Bien sûr, nous gardons cette humilité aussi face à la grandeur de cette entreprise. La Science a cette beauté d’évoluer en permanence. Chaque nouvel outil de mesure nous fait réaliser la limite de l’outil utilisé précédemment. Chaque résultat obtenu par un protocole de recherche nous confronte aux limites méthodologiques dont nous n’avons pas pu nous défaire. Les outils centrés sur les états de conscience non ordinaire sont intrinsèquement liés à la personnalité humaine, dont les facteurs contextuels, motivationnels et relationnels sont irrémédiablement intriqués. Notre travail a pour objectif de tenter d’aborder chaque facette de cette complexité afin d’en tirer une information la plus précise possible.  C’est en favorisant les collaborations entre disciplines et groupes de chercheurs de différentes universités que nous pourrons optimaliser ce travail.
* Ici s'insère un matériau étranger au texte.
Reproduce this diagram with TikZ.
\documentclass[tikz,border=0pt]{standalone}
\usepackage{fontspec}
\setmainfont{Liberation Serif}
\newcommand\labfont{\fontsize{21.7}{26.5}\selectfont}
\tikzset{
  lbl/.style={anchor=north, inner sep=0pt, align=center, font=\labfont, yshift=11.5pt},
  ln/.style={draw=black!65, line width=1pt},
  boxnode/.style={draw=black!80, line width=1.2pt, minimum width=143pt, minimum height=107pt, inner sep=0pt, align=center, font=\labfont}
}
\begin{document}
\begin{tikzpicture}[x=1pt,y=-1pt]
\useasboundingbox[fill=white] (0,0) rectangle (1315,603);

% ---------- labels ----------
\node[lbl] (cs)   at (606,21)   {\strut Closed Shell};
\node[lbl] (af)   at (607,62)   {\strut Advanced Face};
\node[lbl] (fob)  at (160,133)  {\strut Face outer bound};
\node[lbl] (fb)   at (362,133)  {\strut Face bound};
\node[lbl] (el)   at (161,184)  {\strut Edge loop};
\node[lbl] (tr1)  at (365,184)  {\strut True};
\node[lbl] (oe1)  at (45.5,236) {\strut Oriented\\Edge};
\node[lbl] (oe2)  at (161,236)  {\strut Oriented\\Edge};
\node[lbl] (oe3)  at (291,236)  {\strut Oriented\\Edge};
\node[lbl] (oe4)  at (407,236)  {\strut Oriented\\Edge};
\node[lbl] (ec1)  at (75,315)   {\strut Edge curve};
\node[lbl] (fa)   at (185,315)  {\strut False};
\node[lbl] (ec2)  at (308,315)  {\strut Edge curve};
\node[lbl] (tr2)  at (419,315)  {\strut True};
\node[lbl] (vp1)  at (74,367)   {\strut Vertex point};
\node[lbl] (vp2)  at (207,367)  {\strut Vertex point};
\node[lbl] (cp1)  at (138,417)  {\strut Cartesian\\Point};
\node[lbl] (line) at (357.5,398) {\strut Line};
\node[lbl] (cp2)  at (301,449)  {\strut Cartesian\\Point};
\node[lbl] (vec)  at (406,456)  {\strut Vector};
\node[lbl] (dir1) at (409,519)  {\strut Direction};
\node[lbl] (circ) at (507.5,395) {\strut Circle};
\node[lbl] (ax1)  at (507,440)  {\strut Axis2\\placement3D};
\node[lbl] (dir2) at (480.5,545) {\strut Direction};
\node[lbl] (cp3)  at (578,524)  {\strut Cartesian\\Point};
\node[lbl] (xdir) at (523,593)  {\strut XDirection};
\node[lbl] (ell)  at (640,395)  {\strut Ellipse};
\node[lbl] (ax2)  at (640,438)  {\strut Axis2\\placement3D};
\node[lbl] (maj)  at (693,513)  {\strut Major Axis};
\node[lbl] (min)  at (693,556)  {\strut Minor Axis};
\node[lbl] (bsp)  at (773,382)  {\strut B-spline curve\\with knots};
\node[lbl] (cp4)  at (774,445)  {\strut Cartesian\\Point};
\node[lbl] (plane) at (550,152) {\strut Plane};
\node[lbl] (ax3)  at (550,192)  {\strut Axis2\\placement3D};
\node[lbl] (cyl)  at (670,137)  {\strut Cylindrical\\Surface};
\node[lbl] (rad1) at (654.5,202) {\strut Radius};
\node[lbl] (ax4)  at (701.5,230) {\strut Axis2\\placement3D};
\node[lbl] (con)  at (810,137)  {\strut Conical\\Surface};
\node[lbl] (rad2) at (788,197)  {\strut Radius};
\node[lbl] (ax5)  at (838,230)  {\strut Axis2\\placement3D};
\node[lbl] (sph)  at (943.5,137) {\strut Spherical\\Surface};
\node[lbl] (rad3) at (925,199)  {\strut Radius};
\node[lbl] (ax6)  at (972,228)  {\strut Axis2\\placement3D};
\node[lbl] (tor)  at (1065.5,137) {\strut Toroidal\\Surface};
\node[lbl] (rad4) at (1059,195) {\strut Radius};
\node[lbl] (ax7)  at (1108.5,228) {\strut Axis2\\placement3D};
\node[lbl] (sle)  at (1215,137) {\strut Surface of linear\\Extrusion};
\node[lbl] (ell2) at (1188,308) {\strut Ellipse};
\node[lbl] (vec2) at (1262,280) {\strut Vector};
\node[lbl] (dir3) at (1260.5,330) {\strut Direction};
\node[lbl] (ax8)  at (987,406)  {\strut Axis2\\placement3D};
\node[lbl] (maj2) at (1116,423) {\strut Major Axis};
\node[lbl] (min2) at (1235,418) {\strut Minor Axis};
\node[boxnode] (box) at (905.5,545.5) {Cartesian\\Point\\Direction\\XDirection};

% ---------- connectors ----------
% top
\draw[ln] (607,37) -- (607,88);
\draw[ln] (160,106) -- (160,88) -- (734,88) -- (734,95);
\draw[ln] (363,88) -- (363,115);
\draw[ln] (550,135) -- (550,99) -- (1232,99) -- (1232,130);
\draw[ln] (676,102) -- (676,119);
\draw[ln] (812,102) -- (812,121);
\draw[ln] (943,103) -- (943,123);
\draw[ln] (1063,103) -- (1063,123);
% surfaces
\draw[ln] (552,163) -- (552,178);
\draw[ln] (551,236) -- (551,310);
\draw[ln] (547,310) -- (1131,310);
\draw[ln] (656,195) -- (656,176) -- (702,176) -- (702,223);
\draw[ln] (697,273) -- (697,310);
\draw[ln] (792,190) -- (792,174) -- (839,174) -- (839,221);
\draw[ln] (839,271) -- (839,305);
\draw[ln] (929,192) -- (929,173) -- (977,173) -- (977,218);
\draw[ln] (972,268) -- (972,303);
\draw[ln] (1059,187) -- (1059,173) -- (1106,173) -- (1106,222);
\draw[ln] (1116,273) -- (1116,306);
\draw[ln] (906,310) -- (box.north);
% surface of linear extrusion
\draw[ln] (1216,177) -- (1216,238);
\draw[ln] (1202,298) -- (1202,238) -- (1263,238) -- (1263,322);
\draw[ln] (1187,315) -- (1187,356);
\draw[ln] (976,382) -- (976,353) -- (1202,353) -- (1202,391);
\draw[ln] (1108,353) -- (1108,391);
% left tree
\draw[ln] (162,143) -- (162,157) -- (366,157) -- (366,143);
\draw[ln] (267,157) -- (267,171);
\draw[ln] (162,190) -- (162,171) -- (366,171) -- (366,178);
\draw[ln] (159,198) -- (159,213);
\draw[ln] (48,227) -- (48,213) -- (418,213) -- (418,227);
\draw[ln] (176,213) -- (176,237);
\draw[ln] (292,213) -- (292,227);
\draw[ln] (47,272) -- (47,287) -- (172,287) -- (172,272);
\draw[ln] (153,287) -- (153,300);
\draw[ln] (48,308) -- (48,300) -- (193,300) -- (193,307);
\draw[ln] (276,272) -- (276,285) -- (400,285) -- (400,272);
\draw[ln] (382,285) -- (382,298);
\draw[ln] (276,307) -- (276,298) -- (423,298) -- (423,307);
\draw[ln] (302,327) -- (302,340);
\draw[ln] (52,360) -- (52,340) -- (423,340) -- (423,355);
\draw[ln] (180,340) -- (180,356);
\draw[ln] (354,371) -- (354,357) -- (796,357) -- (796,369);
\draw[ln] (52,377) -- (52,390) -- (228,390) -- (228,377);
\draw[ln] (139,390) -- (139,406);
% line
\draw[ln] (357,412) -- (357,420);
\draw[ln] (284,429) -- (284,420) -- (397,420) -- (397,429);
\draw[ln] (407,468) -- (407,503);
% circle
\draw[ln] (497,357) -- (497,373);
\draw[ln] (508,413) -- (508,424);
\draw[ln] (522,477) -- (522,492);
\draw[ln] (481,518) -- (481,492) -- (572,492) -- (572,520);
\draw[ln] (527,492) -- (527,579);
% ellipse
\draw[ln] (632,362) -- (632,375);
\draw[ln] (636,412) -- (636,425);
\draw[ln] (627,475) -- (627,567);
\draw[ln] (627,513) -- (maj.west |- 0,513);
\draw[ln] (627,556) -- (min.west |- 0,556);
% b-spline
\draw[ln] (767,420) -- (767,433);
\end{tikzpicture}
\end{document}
Dans ce cadre, ce 3 juin 2023, nous avons voulu réunir des chercheurs de différents horizons. Neurosciences, anthropologie, psychologie, autant de disciplines qui seront représentées en cette soirée avec au cœur la même passion : étudier et comprendre des pratiques de transe issues de techniques ancestrales. Hypnose, transe chamanique et méditation seront présentées et discutées avec le public. Nous espérons voir naitre des questions, des échanges riches et ouvrir un peu plus encore le regard vers ces outils qui ne peuvent plus être mis de côté par les communautés scientifiques et médicales dont l’intérêt est d’améliorer le bien-être des patients.